**Information provided**
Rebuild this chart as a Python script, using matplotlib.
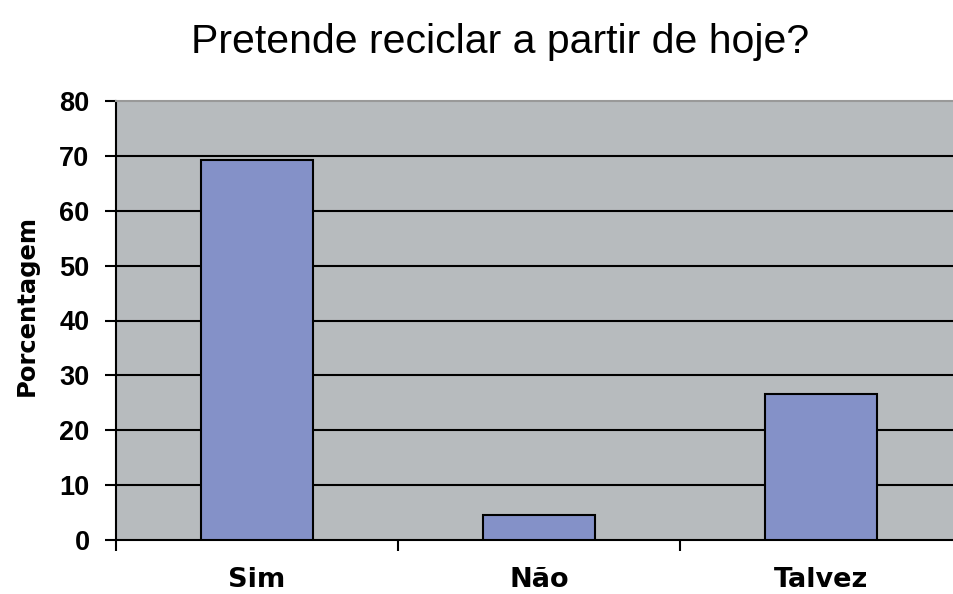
import matplotlib
matplotlib.use("Agg")
import matplotlib.pyplot as plt

# data
categories = ["Sim", "Não", "Talvez"]
values = [69.2, 4.5, 26.6]
yticks = [0, 10, 20, 30, 40, 50, 60, 70, 80]

fig = plt.figure(figsize=(9.54, 5.94), dpi=100)
ax = fig.add_axes([116 / 954, 54 / 594, 846 / 954, 439 / 594])
ax.set_facecolor("#b7bbbe")

x = list(range(len(categories)))
ax.bar(x, values, width=0.4, color="#8491c8", edgecolor="black", linewidth=1.5, zorder=3)

ax.set_xlim(-0.5, len(categories) - 0.5)
ax.set_ylim(0, 80)
ax.set_yticks(yticks)
ax.set_yticklabels([str(v) for v in yticks], fontsize=19.5, family="Liberation Sans",
                   fontweight="bold")
for v in yticks[1:-1]:
    ax.axhline(v, color="black", linewidth=1.5, zorder=2)

# category boundary ticks on the x axis
ax.set_xticks([i - 0.5 for i in x])
ax.set_xticklabels([])
for i, c in enumerate(categories):
    ax.text(i, -7.3, c, ha="center", va="center", fontsize=19.5, fontweight="bold")

ax.tick_params(axis="both", direction="out", length=8, width=1.5, color="black")
ax.tick_params(axis="y", pad=11)

for s in ["left", "bottom"]:
    ax.spines[s].set_linewidth(1.5)
ax.spines["right"].set_visible(False)
ax.spines["top"].set_color("#999999")
ax.spines["top"].set_linewidth(1.5)

ax.set_ylabel("Porcentagem", fontsize=17.5, fontweight="bold")
ax.yaxis.set_label_coords(-77 / 846, (540 - 305) / 439)

fig.text(0.524, 1 - 53 / 594, "Pretende reciclar a partir de hoje?", ha="center",
         va="baseline", fontsize=29.5, family="Liberation Sans")

fig.savefig("out.png", dpi=100, facecolor="white")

**Your instructions**
Give the count of lines in the data shown above that contain "matplotlib", and nothing else.

**Task result**
4